The detailed ligand photosubstitution chemistry of CpRh(CO)2 and Cp*Rh(CO)2 (CP = eta-5-C5H5; Cp* = eta-5-C5R5) has been investigated in deoxygenated decalin solutions containing a series of phosphine and phosphite (PR3) ligands. The solution photoreactions have been monitored by diode-array UV-visible and FTIR spectroscopy following excitation at 313 and 458 nm. Spectral sequences recorded over the time of photolysis reveal that these photoreactions involve clean and complete conversions to the corresponding CpRh(CO)PR3 and Cp*Rh(CO)PR3 products.
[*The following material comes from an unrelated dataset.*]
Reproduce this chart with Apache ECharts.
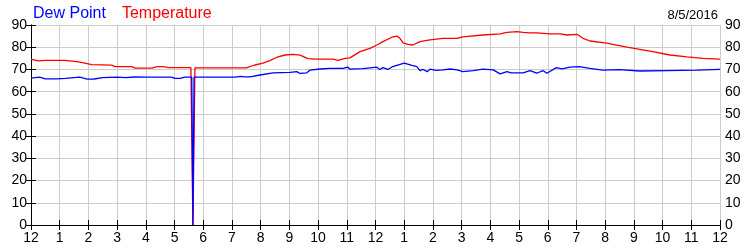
<!DOCTYPE html>
<html>
<head>
<meta charset="utf-8">
<script src="https://cdn.jsdelivr.net/npm/echarts@6/dist/echarts.min.js"></script>
<style>html,body{margin:0;padding:0;background:#fff}#c{width:750px;height:250px}</style>
</head>
<body>
<div id="c"></div>
<script>
var dateLabel = '8/5/2016';
var seriesNames = ['Dew Point', 'Temperature'];
var xTickLabels = ['12','1','2','3','4','5','6','7','8','9','10','11','12','1','2','3','4','5','6','7','8','9','10','11','12'];

var tempHours = [0,0.25,0.5,1.18,1.59,1.88,2.11,2.81,2.93,3.51,3.62,4.2,4.4,4.6,4.8,5.57,5.64,5.71,7.5,7.8,8.08,8.32,8.57,8.85,9.13,9.37,9.65,9.96,10.52,10.69,10.94,11.11,11.46,11.81,12.05,12.26,12.57,12.75,12.85,12.96,13.13,13.3,13.55,13.9,14.35,14.84,15.05,15.74,16.34,16.58,16.93,17.14,17.38,17.62,18.08,18.43,18.67,19.02,19.23,19.47,20.06,20.27,20.76,21.21,21.66,22.26,22.85,23.41,24];
var tempValues = [74.6,73.9,74.1,74.1,73.5,72.8,72.2,71.9,71.3,71.3,70.6,70.6,71.3,71.3,70.8,70.8,0,70.7,70.7,72,72.8,74,75.5,76.5,76.8,76.4,74.9,74.6,74.6,74.1,75,75.2,78,79.5,81,82.5,84.5,85,84,82,81.3,81,82.5,83.3,84,84,84.7,85.5,86,86.7,87,86.7,86.5,86.5,86,86,85.5,85.8,84,82.8,81.8,81.3,80,79,78,76.5,75.7,75,74.6];

var dewHours = [0,0.3,0.5,0.9,1.2,1.7,1.95,2.2,2.5,3.0,3.3,3.6,4.0,4.9,5.0,5.2,5.35,5.6,5.64,5.68,7.1,7.3,7.45,7.63,7.98,8.43,9.02,9.26,9.37,9.61,9.72,10.07,10.41,10.87,11.04,11.11,11.56,12.05,12.15,12.26,12.43,12.6,13.0,13.27,13.44,13.55,13.66,13.8,13.9,14.1,14.35,14.6,14.84,15.05,15.4,15.74,16.1,16.34,16.58,16.72,17.14,17.38,17.62,17.83,17.97,18.3,18.5,18.77,19.1,19.47,19.92,20.5,21.2,22.15,23.2,24];
var dewValues = [66.1,66.5,65.8,65.8,66,66.5,65.6,65.7,66.3,66.5,66.3,66.6,66.5,66.5,66,66,66.5,66.5,0,66.5,66.5,66.9,66.7,66.7,67.5,68.5,68.7,69,68.2,68.5,69.7,70.2,70.5,70.5,71,70.1,70.4,71,70,70.8,70,71.3,72.8,71.8,71.3,69.5,70,69,70.1,69.6,69.8,70.2,69.8,69,69.5,70.1,69.8,68,69,68.5,68.5,69.5,68.3,69.5,68.3,70.8,70.3,71,71.3,70.5,69.7,69.9,69.3,69.5,69.7,70];

function pairs(xs, ys) { return xs.map(function (x, i) { return [x, ys[i]]; }); }

var chart = echarts.init(document.getElementById('c'), null, {renderer: 'canvas'});
var font = 'Liberation Sans, Arial, sans-serif';
var axisCommon = {
  axisLine: {show: true, lineStyle: {color: '#000', width: 1}},
  axisTick: {show: true, inside: true, length: 5, lineStyle: {color: '#000'}},
  splitLine: {show: false}
};
chart.setOption({
  animation: false,
  backgroundColor: '#fff',
  textStyle: {fontFamily: font},
  title: {
    text: dateLabel, right: 27, top: 4,
    textStyle: {fontSize: 13, fontWeight: 'normal', color: '#000', fontFamily: font}
  },
  legend: {
    left: 23, top: 1, icon: 'none', itemWidth: 0, itemGap: 11,
    data: [
      {name: seriesNames[0], textStyle: {color: '#0000ff'}},
      {name: seriesNames[1], textStyle: {color: '#ff0000'}}
    ],
    textStyle: {fontSize: 16, fontFamily: font}
  },
  grid: {left: 31, right: 30, top: 25, bottom: 25, containLabel: false},
  xAxis: [
    Object.assign({}, axisCommon, {
      type: 'value', min: 0, max: 24, interval: 1, position: 'bottom',
      splitLine: {show: true, lineStyle: {color: '#cccccc', width: 1}},
      axisLabel: {show: true, margin: 6, fontSize: 14, color: '#000', fontFamily: font,
        formatter: function (v) { return xTickLabels[Math.round(v)]; }}
    }),
    Object.assign({}, axisCommon, {
      type: 'value', min: 0, max: 24, interval: 1, position: 'top',
      axisLabel: {show: false}
    })
  ],
  yAxis: [
    Object.assign({}, axisCommon, {
      type: 'value', min: 0, max: 90, interval: 10, position: 'left',
      splitLine: {show: true, lineStyle: {color: '#cccccc', width: 1}},
      axisLabel: {show: true, margin: 4, fontSize: 14, color: '#000', fontFamily: font}
    }),
    Object.assign({}, axisCommon, {
      type: 'value', min: 0, max: 90, interval: 10, position: 'right',
      axisLabel: {show: true, margin: 5, fontSize: 14, color: '#000', fontFamily: font}
    })
  ],
  series: [
    {name: seriesNames[1], type: 'line', data: pairs(tempHours, tempValues), showSymbol: false, symbol: 'none',
      lineStyle: {color: '#ff0000', width: 1.3}, itemStyle: {color: '#ff0000'}},
    {name: seriesNames[0], type: 'line', data: pairs(dewHours, dewValues), showSymbol: false, symbol: 'none',
      lineStyle: {color: '#0000ff', width: 1.3}, itemStyle: {color: '#0000ff'}}
  ]
});
</script>
</body>
</html>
The reactions are attributed to occur from ligand field (LF) excited states. Photochemical quantum efficiencies have been determined and in each system they exhibit a linear relationship with the entering PR3 ligand concentration and a dependence on the nature of the scavenging nucleophile; these observations illustrate that the ligand photosubstitution reactions proceed via an associative mechanism. A comparison of the quantum efficiency results obtained for the Cp and Cp* systems indicates that the nature of the cyclopentadienyl ring substantially affects the reaction efficiency, and it is suggested that the primary photoproduct involved is formed as a consequence of a eta-5 --> eta-3 ring slip process. The photochemistry of CpRh(CO)2 and Cp*Rh(CO)2 has also been studied in triethylsilane (Et3SiH) solution to determine the nature of the Si-H bond activation reaction. In these cases the observed quantum efficiency values are independent of Et3SiH concentration, illustrating that these reactions proceed via a CO dissociative process. Ligand photosubstitution quantum efficiencies obtained following 313-nm excitation provide further evidence for the participation of the dissociative mechanism arising from a higher energy LF excited state. The experimental results lead to a postulated mechanistic scheme that represents both the ligand photosubstitution and photochemical C-H/Si-H bond activation pathways and to a description of the reaction intermediates involved.